From 1954 to 1957, Annan attended the elite Mfantsipim school, a Methodist boarding school in Cape Coast founded in the 1870s. Annan said the school taught him "that suffering anywhere concerns people everywhere." In 1957, when Annan graduated from Mfantsipim, the Gold Coast gained independence from the UK and began using the name "Ghana."  1958, Annan began studying economics at the Kumasi College of Science and Technology, now the Kwame Nkrumah University of Science and Technology of Ghana.

He received a Ford Foundation grant, enabling him to complete his undergraduate studies in economics at Macalester College in St. Paul, Minnesota. In 1961. Annan then completed a diplôme d'études approfondies DEA degree in International Relations at The Graduate Institute of International and Development Studies in Geneva, Switzerland, from 1961–62. After years of work experience, he studied at the MIT Sloan School of Management (1971–72) in the Sloan Fellows program and earned a master's in management. Annan was fluent in English, French, Akan, some Kru languages, and other African languages. In 1962, Annan started working as a Budget Officer for the World Health Organization, an agency of the United Nations (UN).  

In 1965, Annan married Titi Alakija; they divorced in 1983, and they had two children. In 1984, he married Nane Maria Annan, Gunnar Lagergren's daughter.  

From 1974 to 1976, he worked as the Director of Tourism in Ghana. In 1980, he became the head of personnel for the UN High Commission for Refugees (UNHCR) office in Geneva. In 1983, he became the director of administrative management services at the UN Secretariat in New York. In the late 1980s, Annan was appointed Assistant Secretary-General of the UN in Human Resources, Management and Security Coordinator, Program Planning, Budget and Finance, and Controller and Peacekeeping Operations. When the UN Secretary-General established the Department of Peacekeeping Operations (DPKO) in 1992, Annan was appointed to the new department as Deputy to the then Under-Secretary-General, where he assumed the office of USG DPKO in March 1993.  
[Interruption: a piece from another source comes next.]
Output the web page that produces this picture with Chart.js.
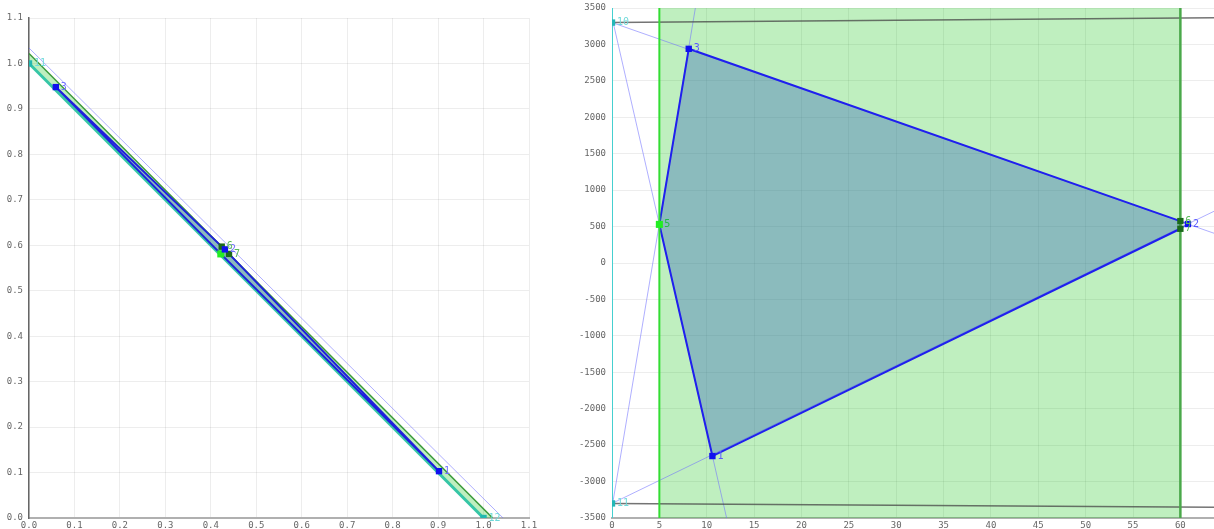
<!DOCTYPE html>
<html>
<head>
<meta charset="utf-8">
<script src="https://cdn.jsdelivr.net/npm/chart.js@4/dist/chart.umd.min.js"></script>
<style>
  html, body { margin: 0; padding: 0; background: #fff; overflow: hidden; }
  #left { position: absolute; left: 0; top: 0; }
  #right { position: absolute; left: 555px; top: 0; }
</style>
</head>
<body>
<canvas id="left" width="545" height="529"></canvas>
<canvas id="right" width="659" height="529"></canvas>
<script>
// ---------- Left panel data ----------
const L_bandX = [0, 1.0, 1.02, 0, 0];
const L_bandY = [1.0, 0, 0, 1.022, 1.0];
const L_topEdgeX = [0, 1.02];
const L_topEdgeY = [1.022, 0];
const L_baseX = [0, 1.0];
const L_baseY = [1.0, 0];
const L_guideX = [0, 1.043];
const L_guideY = [1.034, 0];
const L_polyX = [0.059, 0.424, 0.440, 0.902, 0.422, 0.059];
const L_polyY = [0.948, 0.597, 0.581, 0.103, 0.581, 0.948];
const L_blueLabels = ['1', '2', '3'];
const L_blueX = [0.902, 0.431, 0.059];
const L_blueY = [0.103, 0.591, 0.948];
const L_limeLabels = [''];
const L_limeX = [0.422];
const L_limeY = [0.581];
const L_darkLabels = ['6', '7'];
const L_darkX = [0.424, 0.440];
const L_darkY = [0.597, 0.581];
const L_cyanLabels = ['11', '12'];
const L_cyanX = [0, 1.0];
const L_cyanY = [1.0, 0];

// ---------- Right panel data ----------
const R_rectX = [5, 60, 60, 5, 5];
const R_rectY = [-3500, -3500, 3500, 3500, -3500];
const R_leftEdgeX = [5, 5];
const R_leftEdgeY = [-3500, 3500];
const R_rightEdgeX = [60, 60];
const R_rightEdgeY = [-3500, 3500];
const R_axisX = [0, 0];
const R_axisY = [-3500, 3500];
const R_grayTopX = [0, 63.6];
const R_grayTopY = [3300, 3365];
const R_grayBotX = [0, 63.6];
const R_grayBotY = [-3300, -3352];
const R_lineAX = [0, 63.6];
const R_lineAY = [3300, 406];
const R_lineBX = [0, 63.6];
const R_lineBY = [-3300, 713];
const R_lineCX = [0, 12.1];
const R_lineCY = [3370, -3500];
const R_lineDX = [0, 8.8];
const R_lineDY = [-3355, 3500];
const R_polyX = [8.1, 60, 60, 10.6, 5, 8.1];
const R_polyY = [2940, 575, 470, -2650, 530, 2940];
const R_tipX = [60, 60.8, 60];
const R_tipY = [575, 535, 470];
const R_blueLabels = ['1', '2', '3'];
const R_blueX = [10.6, 60.8, 8.1];
const R_blueY = [-2650, 535, 2940];
const R_limeLabels = ['5'];
const R_limeX = [5];
const R_limeY = [530];
const R_darkLabels = ['6', '7'];
const R_darkX = [60, 60];
const R_darkY = [575, 470];
const R_cyanLabels = ['10', '11'];
const R_cyanX = [0, 0];
const R_cyanY = [3300, -3300];

// ---------- helpers ----------
const pts = (xs, ys) => xs.map((x, i) => ({ x: x, y: ys[i] }));
const MONO = 'DejaVu Sans Mono';

function lineDs(xs, ys, color, width) {
  return { data: pts(xs, ys), showLine: true, borderColor: color, borderWidth: width,
           pointRadius: 0, fill: false, tension: 0 };
}
function shapeDs(xs, ys, fillColor, borderColor, width) {
  return { data: pts(xs, ys), showLine: true, backgroundColor: fillColor,
           borderColor: borderColor, borderWidth: width, pointRadius: 0,
           fill: 'shape', tension: 0 };
}
function pointDs(xs, ys, labels, color, labelColor, r) {
  return { data: pts(xs, ys), showLine: false, pointStyle: 'rect', pointRadius: r,
           pointHoverRadius: r, backgroundColor: color, borderColor: color, borderWidth: 0,
           ptLabels: labels, ptLabelColor: labelColor };
}

const labelPlugin = {
  id: 'ptLabels',
  afterDatasetsDraw(chart) {
    const ctx = chart.ctx;
    ctx.save();
    ctx.font = '10px ' + MONO;
    ctx.textBaseline = 'middle';
    ctx.textAlign = 'left';
    chart.data.datasets.forEach((ds, i) => {
      if (!ds.ptLabels) return;
      const meta = chart.getDatasetMeta(i);
      ctx.fillStyle = ds.ptLabelColor;
      meta.data.forEach((el, j) => {
        if (ds.ptLabels[j]) ctx.fillText(ds.ptLabels[j], el.x + 5, el.y);
      });
    });
    ctx.restore();
  }
};

function zeroPad(s) { s.paddingLeft = 0; s.paddingRight = 0; s.paddingTop = 0; s.paddingBottom = 0; }

function baseScales(xmin, xmax, xstep, ymin, ymax, ystep, yWidth, fmt, yBorder) {
  const tickFont = { family: MONO, size: 9 };
  return {
    x: {
      type: 'linear', min: xmin, max: xmax,
      ticks: { stepSize: xstep, includeBounds: false, color: '#666', font: tickFont, padding: 2, maxRotation: 0,
               callback: v => fmt(v) },
      grid: { color: 'rgba(0,0,0,0.07)', drawTicks: false },
      border: { color: '#b0b0b0', width: 2 },
      afterFit: s => { s.height = 11; zeroPad(s); }
    },
    y: {
      type: 'linear', min: ymin, max: ymax,
      ticks: { stepSize: ystep, includeBounds: false, color: '#666', font: tickFont, padding: 6,
               callback: v => fmt(v) },
      grid: { color: 'rgba(0,0,0,0.07)', drawTicks: false },
      border: yBorder,
      afterFit: s => { s.width = yWidth; zeroPad(s); }
    }
  };
}

function makeChart(id, layers, scales, padding) {
  return new Chart(document.getElementById(id), {
    type: 'scatter',
    data: { datasets: layers.slice().reverse() },
    options: {
      responsive: false, animation: false, devicePixelRatio: 1,
      layout: { padding: padding, autoPadding: false },
      plugins: { legend: { display: false }, tooltip: { enabled: false } },
      scales: scales
    },
    plugins: [labelPlugin]
  });
}

// ---------- Left chart (layers bottom -> top) ----------
const fmt1 = v => Number(v).toFixed(1);
const leftLayers = [
  shapeDs(L_bandX, L_bandY, 'rgba(0,190,0,0.25)', 'rgba(0,0,0,0)', 0),
  lineDs(L_guideX, L_guideY, 'rgba(110,110,255,0.55)', 1),
  lineDs(L_baseX, L_baseY, '#36c6a6', 3),
  lineDs(L_topEdgeX, L_topEdgeY, '#3a9a3a', 1.5),
  shapeDs(L_polyX, L_polyY, 'rgba(60,110,185,0.4)', '#1f1fdd', 2),
  pointDs(L_cyanX, L_cyanY, L_cyanLabels, '#22b8b0', '#70dada', 4.5),
  pointDs(L_limeX, L_limeY, L_limeLabels, '#22ee22', '#22cc22', 5),
  pointDs(L_darkX, L_darkY, L_darkLabels, '#1a6a1a', '#5aba5a', 4.5),
  pointDs(L_blueX, L_blueY, L_blueLabels, '#1010ee', '#7070ff', 4.5)
];
makeChart('left', leftLayers,
  baseScales(0, 1.1, 0.1, 0, 1.1, 0.1, 29, fmt1, { color: '#666', width: 1.5 }),
  { top: 18, bottom: 0, left: 0, right: 16 });

// ---------- Right chart (layers bottom -> top) ----------
const fmt0 = v => String(Math.round(v));
const rightLayers = [
  shapeDs(R_rectX, R_rectY, 'rgba(0,190,0,0.25)', 'rgba(0,0,0,0)', 0),
  lineDs(R_lineAX, R_lineAY, 'rgba(110,110,255,0.55)', 1),
  lineDs(R_lineBX, R_lineBY, 'rgba(110,110,255,0.55)', 1),
  lineDs(R_lineCX, R_lineCY, 'rgba(110,110,255,0.55)', 1),
  lineDs(R_lineDX, R_lineDY, 'rgba(110,110,255,0.55)', 1),
  lineDs(R_grayTopX, R_grayTopY, 'rgba(70,70,70,0.75)', 1.5),
  lineDs(R_grayBotX, R_grayBotY, 'rgba(70,70,70,0.75)', 1.5),
  shapeDs(R_polyX, R_polyY, 'rgba(60,110,185,0.4)', '#1f1fee', 2),
  lineDs(R_tipX, R_tipY, 'rgba(40,40,240,0.6)', 1.5),
  lineDs(R_leftEdgeX, R_leftEdgeY, '#33dd33', 2),
  lineDs(R_rightEdgeX, R_rightEdgeY, '#4aa84a', 2.5),
  lineDs(R_axisX, R_axisY, '#45d0d0', 2),
  pointDs(R_cyanX, R_cyanY, R_cyanLabels, '#22b8b8', '#70dada', 4.5),
  pointDs(R_limeX, R_limeY, R_limeLabels, '#22ee22', '#22bb44', 5),
  pointDs(R_darkX, R_darkY, R_darkLabels, '#1a6a1a', '#5aba5a', 4.5),
  pointDs(R_blueX, R_blueY, R_blueLabels, '#1010ee', '#5a5aff', 4.5)
];
makeChart('right', rightLayers,
  baseScales(0, 63.55, 5, -3500, 3500, 500, 57, fmt0, { display: false }),
  { top: 8, bottom: 0, left: 0, right: 0 });
</script>
</body>
</html>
He was head of peacekeeping during the battle of Somalia and the resulting collapse of the UNOSOM II peacekeeping mission and the Rwandan Genocide of 1994. In August 1995, while Boutros-Ghali was unreachable on an airplane, Annan instructed United Nations officials to "relinquish for a limited period of time their authority to veto air strikes in Bosnia." This move allowed NATO forces to conduct Operation Deliberate Force and made him a favorite of the United States. Annan served as Under-Secretary-General from March 1994 to October 1995. He was appointed a Special Representative of the Secretary-General to the former Yugoslavia, serving for five months before returning to his duties as Under-Secretary-General in April 1996. 

 In April 2001, Annan issued a five-point "Call to Action" to address the HIV/AIDS pandemic. Stating it was a "personal priority, Annan proposed establishing a Global AIDS and Health Fund, "dedicated to the battle against HIV/AIDS and other infectious diseases," to stimulate the increased international spending needed to help developing countries confront the HIV/AIDS crisis. For this effort, in 2001, He was awarded, along with the United Nations, the Nobel Peace Prize. In 2003, the retired Canadian General force commander of the United Nations Assistance Mission for Rwanda claimed that Annan was overly passive in his response to the imminent genocide.  

In 2004, ten years after the genocide, an estimated 800,000 people were killed; Annan said, "I could and should have done more to sound the alarm and rally support."  In his book Interventions: A Life in War and Peace, Annan again argued that DPKO could have made better use of the media to raise awareness of the violence in Rwanda and put pressure on governments to provide the troops necessary for an intervention. Annan explained that the events in Somalia and the collapse of the UNOSOM II mission fostered hesitation amongst UN Member states to approve robust peacekeeping operations. As a result, when the UNAMIR mission was approved just days after the battle, the resulting force lacked the troop levels, resources, and mandate to operate effectively. Kofi Annan died on August 18, 2018.